THE BEST SHOWS FROM LONDON FASHION WEEK MEN'S SS19

Over the course of the weekend, the 12th season of London Fashion Week Men’s showcased both homegrown and international creativity.
Booming with ingenuity, the spring / summer collections looked to the future of menswear, with a line up packed with fashion fixtures, exciting names and a miscellany of new design talent. 
As a flurry of new trends emerged in the capital, we take a look at some of the standouts from the first two days of shows. 

The work of Khalid Al Qasimi, this season the brand continued its blend of Middle Eastern influences with a distinctly London outlook that was, above all, all about comfort.
For spring summer 2019, Qasimi’s urban nomad continued to explore merging cultures with his travels taking him to the Mediterranean shores of Northern Africa, with a rich heritage of crafts, textiles and colour.
The brand’s signature military influence could be felt in the mix of olive, khaki, burnt orange and sand hues while silhouettes on tonal tracksuits, shirts and shorts were kept soft and fluid, inspired by Eighties editorials and the work of Aldo Fallai, in particular his shoot “...a Marrakech”.
Qasimi also joined forces with a number of brands including Rombaut’s signature “Boccacio” trainers, “The Shaun” sunglasses in custom colour lenses and Sally Sohn jewellery.

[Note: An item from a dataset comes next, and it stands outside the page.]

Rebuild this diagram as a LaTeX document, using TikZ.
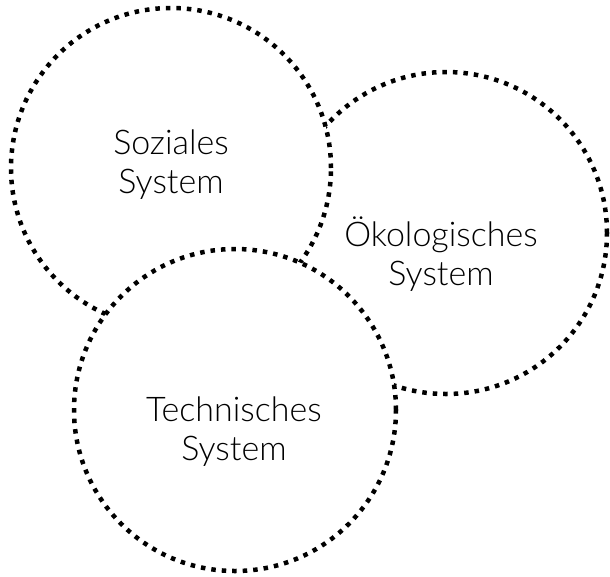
\documentclass[tikz,border=0pt]{standalone}
\usepackage{fontspec}
\setmainfont{Lato}[UprightFont=*-Light]
\begin{document}
\begin{tikzpicture}[x=1pt,y=-1pt,
  sys/.style={circle,draw=black,fill=white,line width=4.5pt,dash pattern=on 4.5pt off 6pt,inner sep=0pt},
  lbl/.style={align=center,inner sep=0pt,font=\fontsize{34}{39}\selectfont}]
\useasboundingbox (0,0) rectangle (610,576);
\node[sys,minimum size=322pt] (oek) at (446,233) {};
\node[sys,minimum size=320pt] (soz) at (171,168) {};
\node[sys,minimum size=322pt] (tech) at (235,410) {};
\node[lbl] (tsoz) at (171,165) {Soziales\\System};
\node[lbl] (toek) at (441,254) {Ökologisches\\System};
\node[lbl] (ttech) at (234,432) {Technisches\\System};
\end{tikzpicture}
\end{document}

The face behind A-Cold-Wall*, Samuel Ross is arguably one of the most talented designers on the British fashion scene right now – and he’s not even 30.
After debuting his utilitarian streetwear label at London Fashion Week Men’s this time last year, his third season was one of the most anticipated shows of the season, and it’s not hard to see why.
A work of art as much as it was a fashion show, A-Cold-Wall*’s spring summer 2019 opened with a crew that resembled Mad Max’s War Boys, smothered in cement and the brand’s signature detachable hoods.

For spring summer 2019, Edward Crutchley delivered a co-ed collection that stepped away from the conceptual in favour of something that felt real and wearable. 
But that’s not to say the designer’s signature intricacy and elaborate fabrications weren’t present. Instead, they were simply tempered with more easy-going silhouettes and shapes that were stripped back to their essential volumes. 
Think the classic oversized jacket reimagined as a sleeveless samurai vest and archival robes that hint at his love of Japanese clothing.



For spring summer 2019 Liam Hodges presented a collection titled “Slick Trash” which came packed with dystopian and coming of age themes.



*XANDER ZHOU*
A designer that’s at the forefront of Chinese talent, Xander Zhou’s exploration of the supernatural and sci-fantasy returned for spring summer 2019. 
Comparative to the rest of this season’s shows, which have been relatively modest, Zhou shook things up with a trip to the space-age future by parading a militia of human/alien hybrid boys, some of whom appeared to be six months pregnant.